Shari Medini, Contributor HuffPost.
In 2013, 30-year-old American Elliot Stone started his MBA in Europe and quickly learned that lots of alcohol and no sleep were a big part of the top business school social life. Partying and losing track of the amount of drinks was the norm and almost all students bonded over very large amounts of booze.
Post MBA, a friend introduced him to Jonathan Bixby, a serial entrepreneur and General Partner at Stanley Park Ventures Ltd. Bixby shared the article “The Irrationality of Alcoholics Anonymous” published in The Atlantic by Gabrielle Glaser in early 2015. “That story really ignited me!” says Stone. “We were both struck by how misleading all of the ‘common knowledge’ is when it comes to alcohol addiction.” Stone is referring to the many adages that roll off of so many of our tongues when someone presents a problem with substance use: she has to hit rock bottom, once an alcoholic always an alcoholic, quitting completely is the only way, etc.
Addiction is something both Stone and Bixby had a basic knowledge about, but they quickly learned the paralyzing magnitude of the problem. According to NIAAA, in 2010, alcohol misuse cost the United States $249.0 billion and between 2001/2002 and 2012/2013 there was a 49.4% (8.5->12.7%) increase in Alcohol Use Disorder (AUD) reports. Yet treatment hasn’t evolved much over time. A long running critique of conventional treatment is that it meets people who may be reaching out for treatment for the first time with a long list of hurdles such as detox, lifetime goal of abstinence, shame, or wait lists that keep people from successfully undergoing treatment, with very few exceptions. Which is why less than 8% of people with AUD receive treatment in any given year.

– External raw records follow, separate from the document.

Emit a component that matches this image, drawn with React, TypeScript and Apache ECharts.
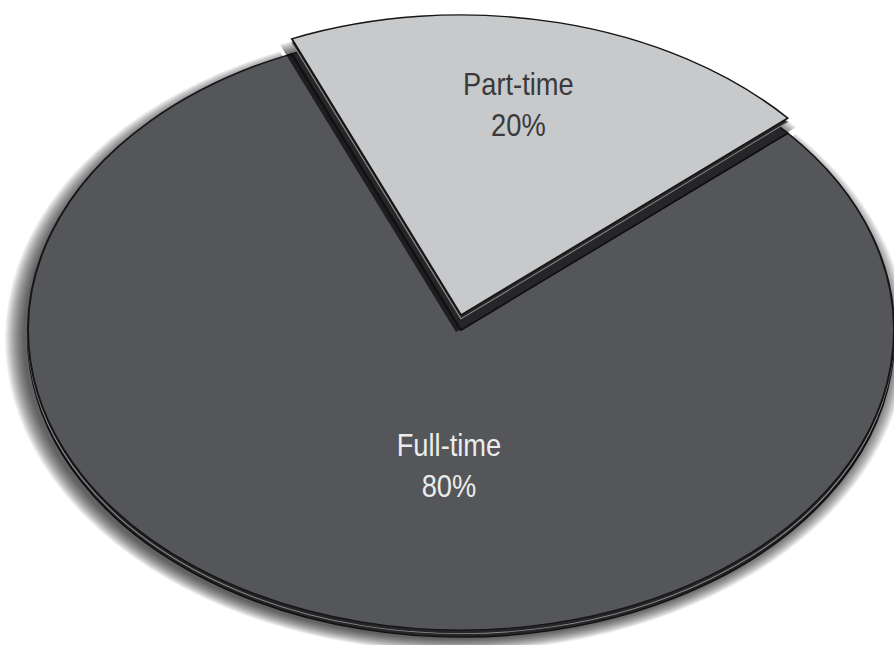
import React, { useEffect, useRef } from "react";
import * as echarts from "echarts";

// ---- data ----
const categories = ["Part-time", "Full-time"];
const values = [20, 80];

// ---- styling ----
const sliceColors = ["#c8c9cb", "#55565a"];
const labelColors = ["#3a3a3a", "#ececec"];
const FONT = "'Liberation Sans', Arial, sans-serif";

// geometry of the tilted pie
const CX = 461;
const CY = 330;
const RX = 433;
const RY = 300;
const K = RY / RX;
const START = -23; // degrees clockwise from 12 o'clock
const LIFT = [15, 0]; // vertical pull-out of each slice
const WALL = [15, 7]; // visible thickness under each slice
const LABEL_R = [0.714, 0.455];
const LABEL_DA = [-2.3, -9.5];
const SHADOW_STEPS = 16;

const toRad = (d: number) => (d * Math.PI) / 180;

export default function App() {
  const ref = useRef<HTMLDivElement>(null);
  useEffect(() => {
    if (!ref.current) return;
    const chart = echarts.init(ref.current, undefined, { renderer: "svg" });
    const total = values.reduce((a, b) => a + b, 0);
    chart.setOption({
      animation: false,
      backgroundColor: "#ffffff",
      series: [
        {
          type: "custom",
          coordinateSystem: "none",
          silent: true,
          data: values.map((v, i) => ({ name: categories[i], value: v })),
          renderItem: (params: any, api: any) => {
            const i = params.dataIndex;
            const v = api.value(0);
            let acc = 0;
            for (let j = 0; j < i; j++) acc += values[j];
            const a0 = START + (acc / total) * 360;
            const a1 = a0 + (v / total) * 360;
            const mid = (a0 + a1) / 2;
            const cx = CX;
            const cy = CY - LIFT[i];
            const base = i === 0 ? 40 : 0;
            const shape = (r: number) => ({
              cx: 0,
              cy: 0,
              r,
              r0: 0,
              startAngle: toRad(a0 - 90),
              endAngle: toRad(a1 - 90),
              clockwise: true,
            });
            const sector = (
              xOff: number,
              yOff: number,
              r: number,
              style: any,
              z2: number
            ) => ({
              type: "group",
              x: cx + xOff,
              y: cy + yOff,
              scaleY: K,
              children: [{ type: "sector", z2, shape: shape(r), style }],
            });
            const wall = WALL[i];
            const shadows = [];
            for (let s = 0; s < SHADOW_STEPS; s++) {
              shadows.push(
                sector(
                  -5,
                  wall + 2,
                  RX + s * 1.2,
                  { fill: "rgba(0,0,0,0.055)" },
                  base + 1
                )
              );
            }
            const la = toRad(mid + LABEL_DA[i]);
            const lr = LABEL_R[i] * RX;
            const lx = cx + Math.sin(la) * lr;
            const ly = cy - Math.cos(la) * lr * K;
            const pct = Math.round((v / total) * 100) + "%";
            return {
              type: "group",
              children: [
                ...shadows,
                sector(
                  0,
                  wall,
                  RX,
                  {
                    fill: "#262628",
                    stroke: "#111111",
                    lineWidth: 2,
                    strokeNoScale: true,
                  },
                  base + 21
                ),
                sector(
                  0,
                  Math.min(wall / 2, 3.8),
                  RX,
                  {
                    fill: "#262628",
                    stroke: "#8a8b8e",
                    lineWidth: 1.3,
                    strokeNoScale: true,
                  },
                  base + 22
                ),
                sector(
                  0,
                  0,
                  RX,
                  {
                    fill: sliceColors[i],
                    stroke: "#161616",
                    lineWidth: 2,
                    strokeNoScale: true,
                  },
                  base + 23
                ),
                {
                  type: "text",
                  x: lx,
                  y: ly,
                  scaleX: 0.88,
                  z2: base + 24,
                  style: {
                    text: categories[i] + "\n" + pct,
                    fill: labelColors[i],
                    fontSize: 31,
                    fontFamily: FONT,
                    lineHeight: 41,
                    align: "center",
                    verticalAlign: "middle",
                  },
                },
              ],
            };
          },
        },
      ],
    });
    return () => chart.dispose();
  }, []);
  return (
    <div
      ref={ref}
      style={{ position: "fixed", left: 0, top: 0, width: 894, height: 645 }}
    />
  );
}
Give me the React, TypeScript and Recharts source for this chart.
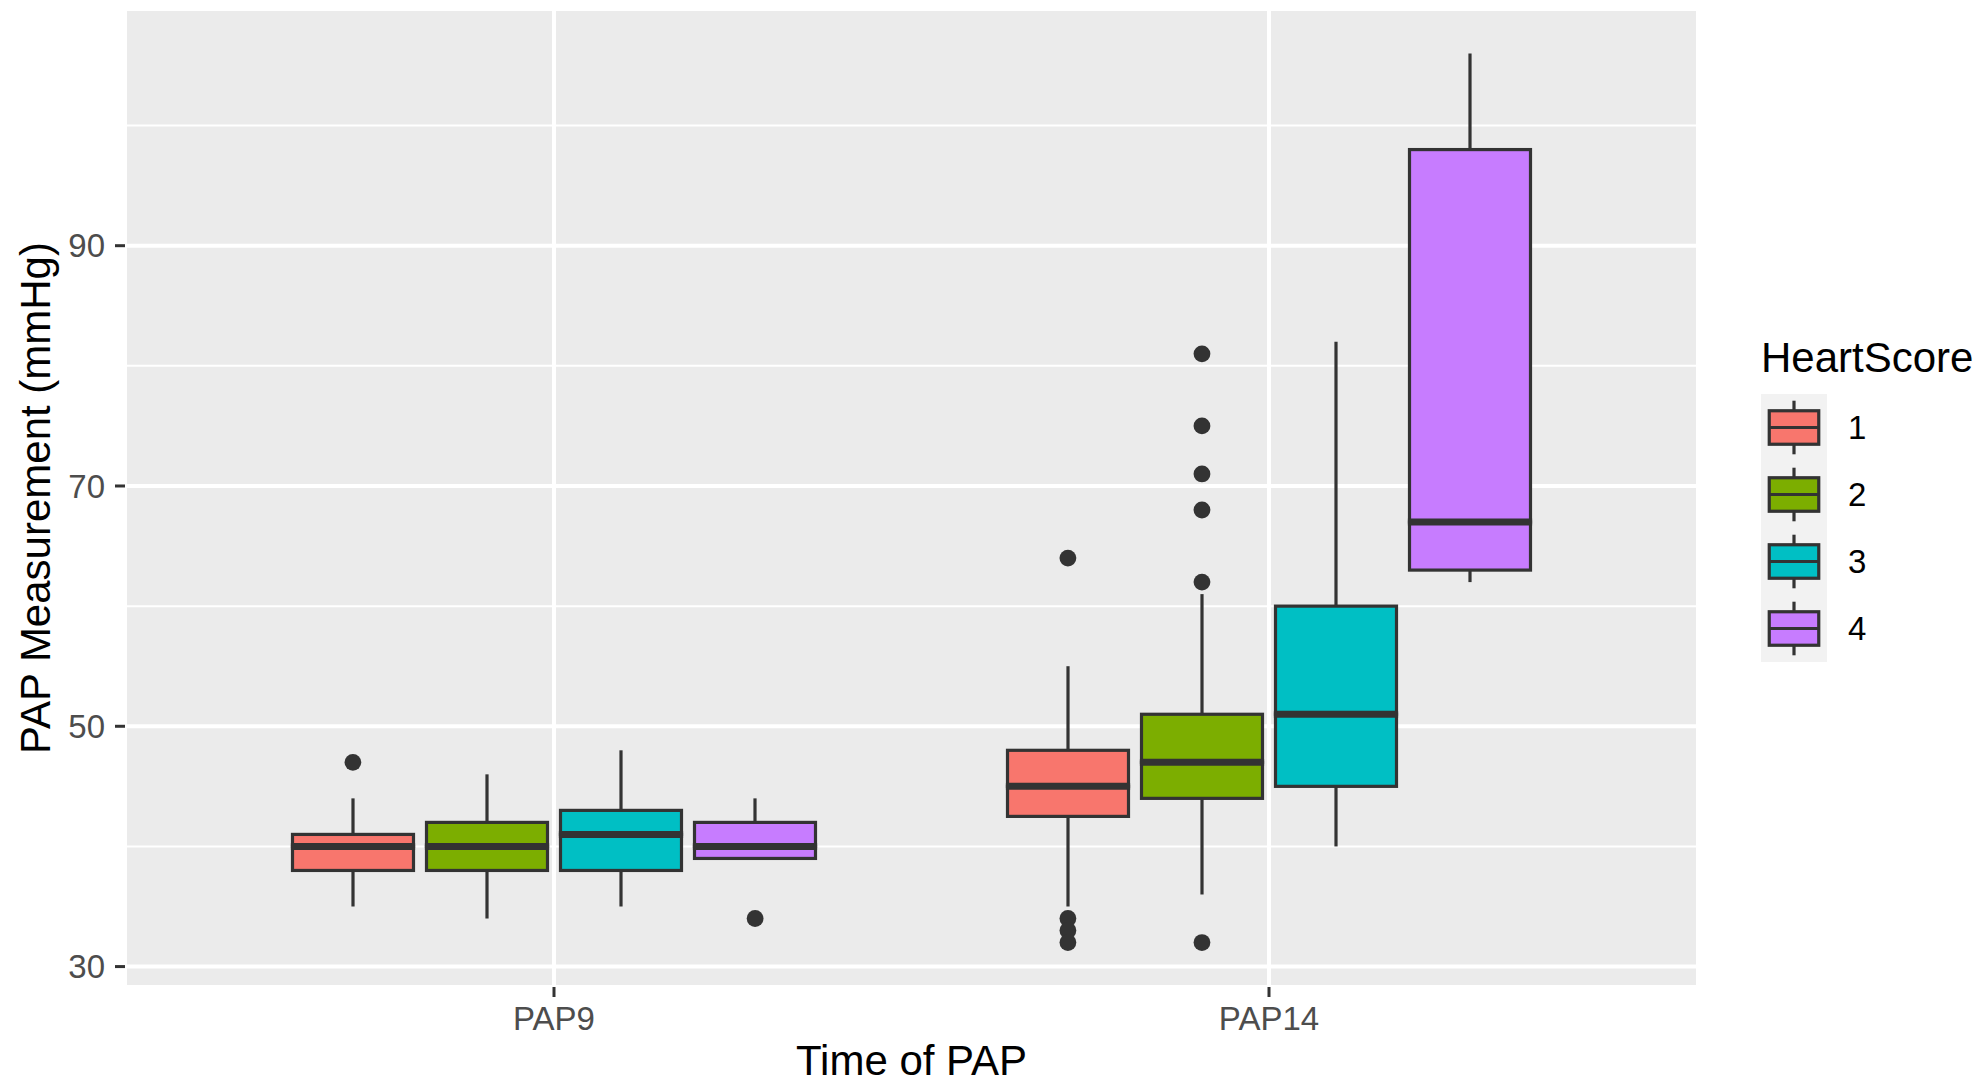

Stone began correspondence with ContrAl Clinics in Helsinki, Finland, an alcohol treatment clinic founded on the research discovery of Dr. David Sinclair in the 1980’s. His discovery of “pharmacological extinction”, a process of unlearning addiction through the use of medication, was carried from the lab into the clinic in 1996 by Dr. Hannu Alho. Drs. Sinclair and Alho started ContrAl Clinics and Dr. Alho began treating patients with a blend of pharmacological extinction and psychotherapy.
What the duo started as an investigation on one of North America’s largest public health problems, got its legs when two doctors joined the cause: Dr. Diane A. Rothon MD, former Chief Coroner of British Columbia who had been working in addiction medicine for over 25 years, and Terri-Lynn MacKay PhD, a licensed Clinical Psychologist who had just come from an assistant professorship position at UNLV and had specialized in the treatment and research of mental health and addictive disorders since 2003. In a matter of weeks, four people from wildly different backgrounds all came together around the common goal of expanding accessibility to this effective, evidence-based treatment for alcohol use disorder to a vastly greater proportion of the affected population. The team partnered with ContrAl and embarked on a journey. “We all knew it was time for a change.” says Dr. MacKay
The result was Alavida Health, a science-based company that combines medication and behavioral therapy to help people decrease or stop consumption of alcohol. Since 2016, the innovative Alavida treatment program has been combining behavioral therapy, prescribed non-addictive medications and digital technology to help clients reduce or stop alcohol consumption, and a goal of abstinence is not required. Alavida’s specialized and licensed physicians and therapists work one-on-one with patients to empower them to achieve their goals in relation to alcohol. The method has a 78 percent success rate based on a clinical study and 20 years of ongoing practice conducted in Finland. “By offering a path to controlled drinking, Alavida extends a lifeline to people missed by the traditional abstinence-only models of treatment. “There are many people who may wish to curb their drinking but don’t feel the need, desire or readiness to consider abstinence. We can help them achieve a healthier life that doesn’t have to come at large social and personal cost. We believe that people wanting to make positive change should be met with open arms and practical tools, not obstacles and conditions.” says Dr. Rothon.
The company is opening its doors in Santa Monica next month, and points out that problems with alcohol occur on a spectrum and there is no specific cutoff point that determines whether a person is an “alcoholic”. Alcohol Use Disorder is diagnosed based on the problems alcohol causes in someone’s life, in conjunction with other objective measures such as tolerance and withdrawal effects.
“Of course we can help people in crisis at the end of their rope, but the real goal is to reach them before all that pain and misery, when a healthier relationship with alcohol is still possible.” says Stone, CEO of Alavida.